В заключительный раздел помещен комплекс документов, который в августе – октябре 1944 г. был создан советскими следственными органами. Это свидетельские показания бывших узников Треблинки, протоколы допросов местных жителей, являвшихся вольнонаемными работниками лагеря, акты эксгумации, протоколы следственных органов и другие материалы. По этим документам можно судить о масштабе нацистских преступлений в лагере смерти Треблинка. Интересно отметить факт, что у людей, сумевших выжить в Треблинке и впоследствии давших показания, уровень образования составлял 4–7 классов. Кроме того, они показывают роль местного населения в работе лагеря. Отдельное внимание уделяется характеристике администрации лагеря, в том числе вахманов-«травниковцев», преимущественно выходцев из СССР. Составители сборника отмечают определенную «политизацию» некоторых документов, в том числе Проекта сообщения Чрезвычайной государственной комиссии по установлению и расследованию злодеяний немецко-фашистских захватчиков и их сообщников «Об умерщвлении немцами в треблинском концентрационном лагере № 2 в Польше граждан Соединенных Штатов Америки, Великобритании, СССР, Польши, Франции, Чехословакии, Болгарии и других стран». Советским следственным органам важно было «представить Треблинку в качестве общеевропейской трагедии, а содержательно акцент был сделан на гражданах из США и Великобритании. Впрочем, их этническое происхождение не замалчивалось» (с. 441).

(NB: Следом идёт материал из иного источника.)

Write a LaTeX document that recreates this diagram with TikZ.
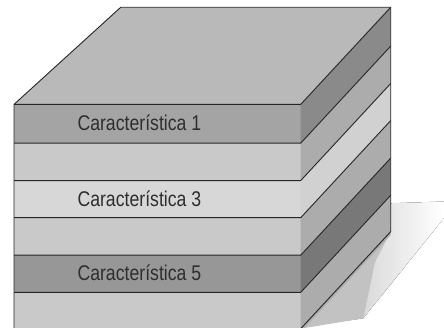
\documentclass[tikz,border=0pt]{standalone}
\usepackage{fontspec}
\setmainfont[FakeStretch=0.83]{Liberation Sans}
\begin{document}
\begin{tikzpicture}[x=1pt,y=-1pt,
  edge/.style={draw=black!85,line width=0.9pt,line join=round},
  lbl/.style={anchor=base west,inner sep=0pt,text=black!82,font=\fontsize{21.3}{21}\selectfont}]
\definecolor{ctop}{HTML}{B9B9B9}
\definecolor{fA}{HTML}{A4A4A4}\definecolor{rA}{HTML}{8A8A8A}
\definecolor{fB}{HTML}{C9C9C9}\definecolor{rB}{HTML}{ACACAC}
\definecolor{fC}{HTML}{D7D7D7}\definecolor{rC}{HTML}{D1D1D1}
\definecolor{fE}{HTML}{979797}\definecolor{rE}{HTML}{787878}
\useasboundingbox (0,0) rectangle (444,328);
\clip (0,0) rectangle (444,328);
% shadow
\fill[left color=black!26,right color=white,shading angle=90]
  (390.7,203.3) -- (444,201.5) -- (444,218) -- (363.3,318.3) -- (301,327) -- (300.7,328.7) -- cycle;
\fill[black!24] (390.7,231.7) -- (375,262) -- (363.3,318.3) -- (300.7,328.7) -- cycle;
% top face
\fill[ctop] (14,104.4) -- (120.7,7.3) -- (390.7,7.3) -- (300.7,104.4) -- cycle;
% bands: front and right
\foreach \ya/\yb/\cf/\cr in {104.4/143.2/fA/rA, 143.2/180.6/fB/rB, 180.6/217.7/fC/rC,
    217.7/255.2/fB/rB, 255.2/292.4/fE/rE, 292.4/332/fB/rB}{
  \fill[\cf] (14,\ya) rectangle (300.7,\yb);
  \fill[\cr] (300.7,\ya) -- (390.7,\ya-97.1) -- (390.7,\yb-97.1) -- (300.7,\yb) -- cycle;
}
% outlines
\draw[edge] (14,332) -- (14,104.4) -- (120.7,7.3) -- (390.7,7.3) -- (390.7,231.6) -- (300.7,328.7);
\draw[edge] (14,104.4) -- (300.7,104.4) -- (390.7,7.3);
\foreach \y in {143.2,180.6,217.7,255.2,292.4}{
  \draw[edge] (14,\y) -- (300.7,\y) -- (390.7,\y-97.1);
}
% labels
\node[lbl] (c1) at (77.3,131.0) {Característica 1};
\node[lbl] (c3) at (77.3,206.5) {Característica 3};
\node[lbl] (c5) at (77.3,281.0) {Característica 5};
\end{tikzpicture}
\end{document}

Удивительно, но в какой-то момент знакомства с книгой начинает казаться, что узникам лагеря смерти еще «повезло» – их убивали в газовых камерах или расстреливали почти сразу после прибытия. Заключенных же трудового лагеря за неповиновение или неспособность к работе забивали деревянными молотками, топорами, лопатами и другими «подручными предметами» (с. 447), многие в трудовом лагере умирали от голода (с. 443), при этом «питание» в трудовом лагере было гораздо хуже, чем в лагере смерти за счет того, что последние (из числа работавших на обслуживании лагеря) могли «поживиться» тем, что привозили с собой смертники (не догадывавшиеся или не желающие верить в свою участь) в прибывавших эшелонах (с.